START
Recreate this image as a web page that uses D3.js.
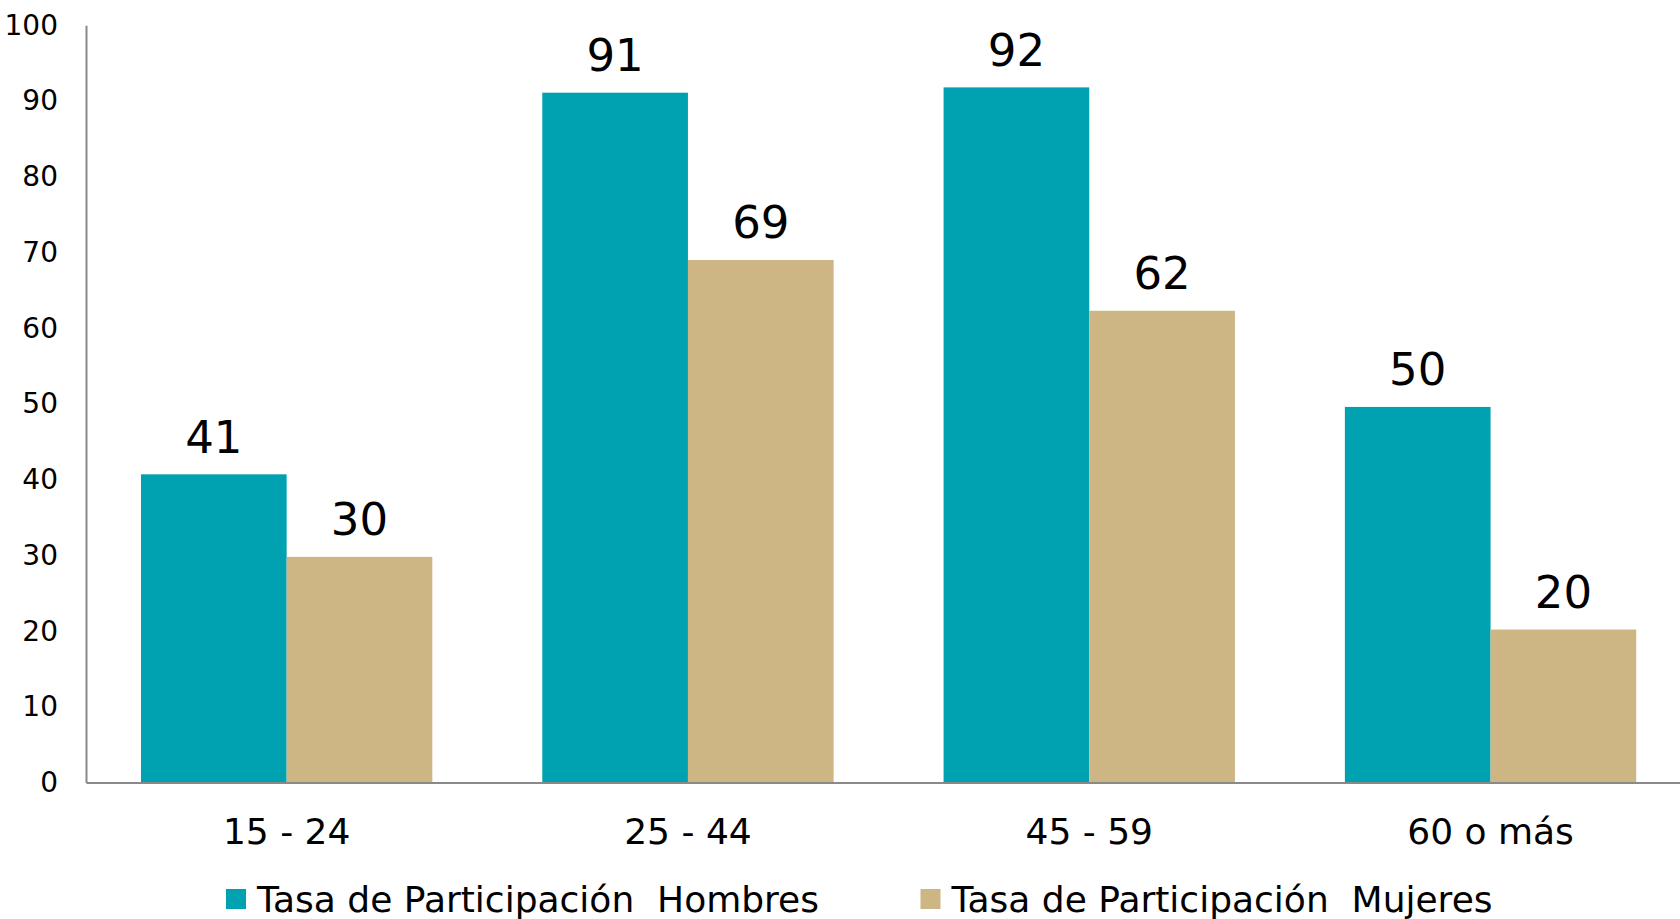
<!DOCTYPE html>
<html>
<head>
<meta charset="utf-8">
<script src="https://cdn.jsdelivr.net/npm/d3@7"></script>
<style>
  html, body { margin: 0; padding: 0; background: #ffffff; }
  svg { display: block; }
  text { font-family: "DejaVu Sans", sans-serif; fill: #000; }
</style>
</head>
<body>
<svg id="chart" width="1680" height="919"></svg>
<script>
const categories = ["15 - 24", "25 - 44", "45 - 59", "60 o más"];
const seriesNames = ["Tasa de Participación  Hombres", "Tasa de Participación  Mujeres"];
const hombres = [40.7, 91.1, 91.8, 49.6];
const mujeres = [29.8, 69.0, 62.3, 20.2];
const yTicks = [0, 10, 20, 30, 40, 50, 60, 70, 80, 90, 100];
const colors = ["#00A2B1", "#CDB584"];

const seriesValues = [hombres, mujeres];
const rows = categories.map((c, i) => ({
  cat: c,
  vals: seriesNames.map((s, j) => ({ key: s, value: seriesValues[j][i], idx: j }))
}));

const svg = d3.select("#chart");

const x = d3.scaleBand().domain(categories).range([86, 1691.2])
  .paddingInner(0.274).paddingOuter(0.137);
const xs = d3.scaleBand().domain(seriesNames).range([0, x.bandwidth()]).padding(0);
const y = d3.scaleLinear().domain([0, 100]).range([782.5, 25.3]);

// bars
const g = svg.append("g");
const groups = g.selectAll("g.grp").data(rows).join("g")
  .attr("class", "grp")
  .attr("transform", d => `translate(${x(d.cat)},0)`);

groups.selectAll("rect").data(d => d.vals).join("rect")
  .attr("x", d => xs(d.key))
  .attr("width", xs.bandwidth())
  .attr("y", d => y(d.value))
  .attr("height", d => y(0) - y(d.value))
  .attr("fill", d => colors[d.idx]);

groups.selectAll("text.val").data(d => d.vals).join("text")
  .attr("class", "val")
  .attr("x", d => xs(d.key) + xs.bandwidth() / 2)
  .attr("y", d => y(d.value) - 21.7)
  .attr("text-anchor", "middle")
  .style("font-size", "45px")
  .text(d => d3.format(".0f")(d.value));

// y axis
const yAxis = svg.append("g")
  .attr("transform", "translate(86,0)")
  .call(d3.axisLeft(y).tickValues(yTicks).tickSize(0).tickPadding(28).tickFormat(d3.format("d")));
yAxis.select(".domain").attr("stroke", "#898989").attr("stroke-width", 2);
yAxis.selectAll("text").style("font-size", "28px").style("font-family", "'DejaVu Sans', sans-serif").attr("fill", "#000");

// x axis
const xAxis = svg.append("g")
  .attr("transform", `translate(0,${y(0)})`)
  .call(d3.axisBottom(x).tickSize(0).tickSizeOuter(0));
xAxis.select(".domain").attr("stroke", "#898989").attr("stroke-width", 2);
xAxis.selectAll("text")
  .attr("dy", null)
  .attr("y", 61.5)
  .style("font-size", "36px")
  .style("font-family", "'DejaVu Sans', sans-serif")
  .attr("fill", "#000");

// legend
const legendX = [226, 920.5];
const leg = svg.append("g");
const li = leg.selectAll("g").data(seriesNames).join("g")
  .attr("transform", (d, i) => `translate(${legendX[i]},889)`);
li.append("rect").attr("width", 20).attr("height", 20).attr("fill", (d, i) => colors[i]);
li.append("text")
  .attr("x", 31)
  .attr("y", 22.5)
  .style("font-size", "36px")
  .style("white-space", "pre")
  .attr("xml:space", "preserve")
  .text(d => d);
</script>
</body>
</html>
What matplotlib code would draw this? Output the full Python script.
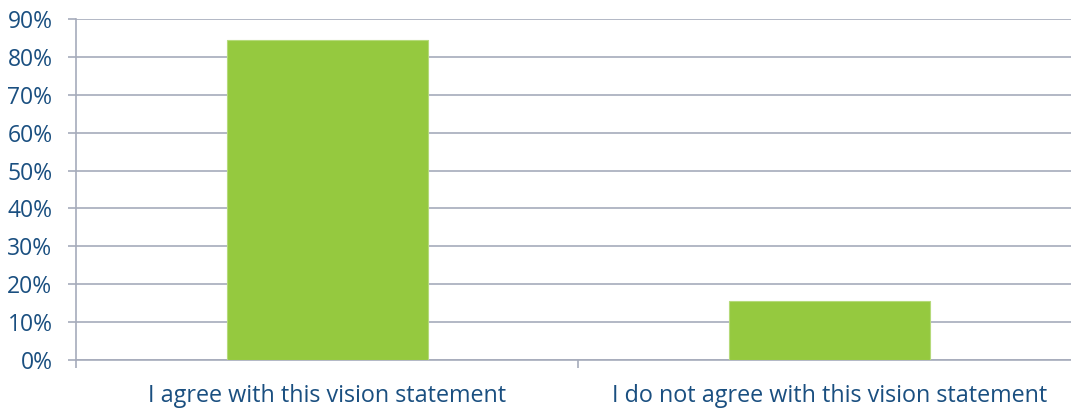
import numpy as np
import matplotlib.pyplot as plt
from matplotlib.ticker import FuncFormatter

categories = ["I agree with this vision statement",
              "I do not agree with this vision statement"]
shares = [84.4, 15.6]
yticks = [0, 10, 20, 30, 40, 50, 60, 70, 80, 90]

plt.rcParams['font.family'] = ['Open Sans', 'DejaVu Sans']
text_col = '#1A4F80'
grid_col = '#A6ABBB'

fig = plt.figure(figsize=(10.71, 4.08), dpi=100)
# right edge of the plot area lies past the picture, as in the original
ax = fig.add_axes([0.071, 0.1176, 0.938, 0.8358])

x = np.arange(len(categories))
ax.bar(x, shares, width=0.4, color='#95C93F', edgecolor='#B5DA7A',
       linewidth=0.8, zorder=3)

ax.set_xlim(-0.5, 1.5)
ax.set_ylim(0, 90)
ax.set_yticks(yticks)
ax.yaxis.set_major_formatter(FuncFormatter(lambda v, p: f"{v:.0f}%"))
ax.grid(axis='y', color=grid_col, linewidth=1.2, zorder=0)

# category labels in the middle, ticks on the category borders
ax.set_xticks([-0.5, 0.5, 1.5])
ax.set_xticklabels([])
ax.set_xticks(x, minor=True)
ax.set_xticklabels(categories, minor=True)
ax.tick_params(axis='x', which='minor', length=0, pad=17,
               labelsize=16.8, labelcolor=text_col)
ax.tick_params(axis='x', which='major', length=6, color=grid_col, width=1.2)
ax.tick_params(axis='y', length=6, color=grid_col, width=1.2, pad=11,
               labelsize=16.5, labelcolor=text_col)

for s in ['top', 'right']:
    ax.spines[s].set_visible(False)
for s in ['left', 'bottom']:
    ax.spines[s].set_color(grid_col)
    ax.spines[s].set_linewidth(1.2)

fig.savefig('out.png', dpi=100)
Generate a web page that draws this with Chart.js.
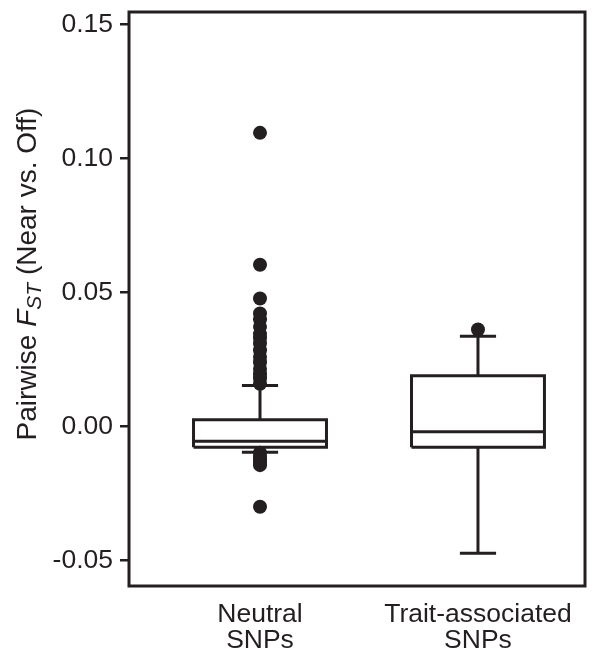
<!DOCTYPE html>
<html>
<head>
<meta charset="utf-8">
<script src="https://cdn.jsdelivr.net/npm/chart.js@4.4.1/dist/chart.umd.min.js"></script>
<style>
  html, body { margin: 0; padding: 0; background: #fff; }
</style>
</head>
<body>
<canvas id="fstChart" width="600" height="653"></canvas>
<script>
/* Pairwise FST box plot, neutral vs trait-associated SNPs */

const categories = [['Neutral', 'SNPs'], ['Trait-associated', 'SNPs']];
const groupX = [1, 2];
const q1 = [-0.0077, -0.0077];
const median = [-0.0055, -0.0019];
const q3 = [0.0025, 0.0190];
const whiskerLow = [-0.0096, -0.0473];
const whiskerHigh = [0.0153, 0.0337];
const neutralOutliers = [
    0.1096, 0.0604, 0.0478, 0.0422, 0.0400, 0.0372, 0.0345, 0.0330,
    0.0310, 0.0285, 0.0260, 0.0240, 0.0215, 0.0195, 0.0180, 0.0160,
    -0.0098, -0.0110, -0.0122, -0.0133, -0.0144, -0.0299,
];
const traitOutliers = [0.0362];
const yTicks = [-0.05, 0.00, 0.05, 0.10, 0.15];
const yTitleParts = [
    { text: 'Pairwise ', italic: false, sub: false },
    { text: 'F', italic: true, sub: false },
    { text: 'ST', italic: true, sub: true },
    { text: ' (Near vs. Off)', italic: false, sub: false },
];

const INK = '#231f20';
const FONT = '"Liberation Sans", Arial, sans-serif';
const boxHalf = 0.305;
const capHalf = 0.083;

function boxSegments(i) {
    const x = groupX[i];
    const gap = { x: x, y: null };
    return [
        { x: x - boxHalf, y: q1[i] }, { x: x + boxHalf, y: q1[i] },
        { x: x + boxHalf, y: q3[i] }, { x: x - boxHalf, y: q3[i] },
        { x: x - boxHalf, y: q1[i] }, gap,
        { x: x - boxHalf, y: median[i] }, { x: x + boxHalf, y: median[i] }, gap,
        { x: x, y: q3[i] }, { x: x, y: whiskerHigh[i] }, gap,
        { x: x - capHalf, y: whiskerHigh[i] }, { x: x + capHalf, y: whiskerHigh[i] }, gap,
        { x: x, y: q1[i] }, { x: x, y: whiskerLow[i] }, gap,
        { x: x - capHalf, y: whiskerLow[i] }, { x: x + capHalf, y: whiskerLow[i] },
    ];
}

const lineStyle = {
    showLine: true,
    spanGaps: false,
    borderColor: INK,
    borderWidth: 3,
    borderJoinStyle: 'miter',
    borderCapStyle: 'butt',
    pointRadius: 0,
    pointHoverRadius: 0,
};

const dotStyle = {
    showLine: false,
    pointRadius: 7,
    pointBackgroundColor: INK,
    pointBorderWidth: 0,
};

const frame = {
    id: 'frame',
    afterDatasetsDraw(chart) {
        const a = chart.chartArea;
        const ctx = chart.ctx;
        ctx.save();
        ctx.strokeStyle = INK;
        ctx.lineWidth = 3;
        ctx.lineJoin = 'miter';
        ctx.strokeRect(a.left, a.top, a.right - a.left, a.bottom - a.top);
        ctx.restore();
    },
};

const yTitle = {
    id: 'yTitle',
    afterDraw(chart) {
        const ctx = chart.ctx;
        const fontFor = p => (p.italic ? 'italic ' : '') + (p.sub ? '21px ' : '28px ') + FONT;
        ctx.save();
        let total = 0;
        yTitleParts.forEach(p => { ctx.font = fontFor(p); total += ctx.measureText(p.text).width; });
        ctx.translate(36, 274);
        ctx.rotate(-Math.PI / 2);
        ctx.fillStyle = INK;
        ctx.textBaseline = 'alphabetic';
        let x = -total / 2;
        yTitleParts.forEach(p => {
            ctx.font = fontFor(p);
            ctx.fillText(p.text, x, p.sub ? 5 : 0);
            x += ctx.measureText(p.text).width;
        });
        ctx.restore();
    },
};

new Chart(document.getElementById('fstChart'), {
    type: 'scatter',
    data: {
        datasets: [
            Object.assign({ data: boxSegments(0) }, lineStyle),
            Object.assign({ data: boxSegments(1) }, lineStyle),
            Object.assign({ data: neutralOutliers.map(v => ({ x: groupX[0], y: v })) }, dotStyle),
            Object.assign({ data: traitOutliers.map(v => ({ x: groupX[1], y: v })) }, dotStyle),
        ],
    },
    options: {
        responsive: false,
        animation: false,
        layout: { padding: { left: 0, right: 15, top: 12, bottom: 0 } },
        plugins: {
            legend: { display: false },
            tooltip: { enabled: false },
        },
        scales: {
            x: {
                type: 'linear',
                min: 0.399,
                max: 2.491,
                afterBuildTicks: s => { s.ticks = groupX.map(v => ({ value: v })); },
                afterFit: s => { s.height = 67; s.paddingLeft = 0; s.paddingRight = 0; },
                ticks: {
                    color: INK,
                    font: { family: FONT, size: 26.5, lineHeight: 0.98 },
                    padding: 8,
                    maxRotation: 0,
                    callback: v => categories[groupX.indexOf(v)],
                },
                grid: { display: false },
                border: { display: false },
            },
            y: {
                min: -0.0595,
                max: 0.1547,
                afterBuildTicks: s => { s.ticks = yTicks.map(v => ({ value: v })); },
                afterFit: s => { s.width = 129; s.paddingTop = 0; s.paddingBottom = 0; },
                ticks: {
                    color: INK,
                    font: { family: FONT, size: 26.5 },
                    padding: 7,
                    callback: v => v.toFixed(2),
                },
                grid: {
                    drawOnChartArea: false,
                    drawTicks: true,
                    tickLength: 9,
                    color: INK,
                    lineWidth: 2.5,
                },
                border: { display: false },
            },
        },
    },
    plugins: [frame, yTitle],
});
</script>
</body>
</html>
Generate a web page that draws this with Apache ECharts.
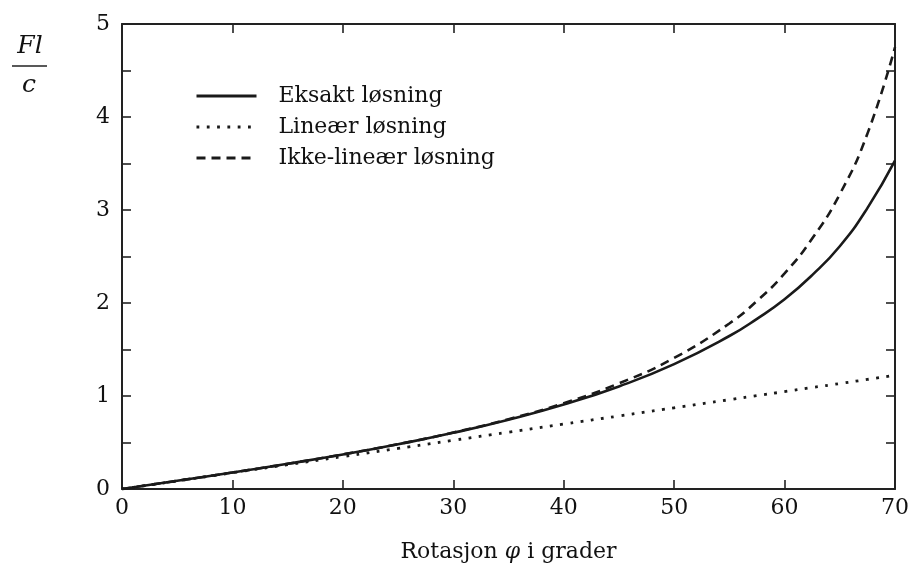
END
GOAL:
Check each line of the records for "matplotlib" and copy the ones that contain it.

THE RESULT:
What matplotlib code would draw this? Output the full Python script.
import matplotlib.pyplot as plt
from matplotlib.ticker import FuncFormatter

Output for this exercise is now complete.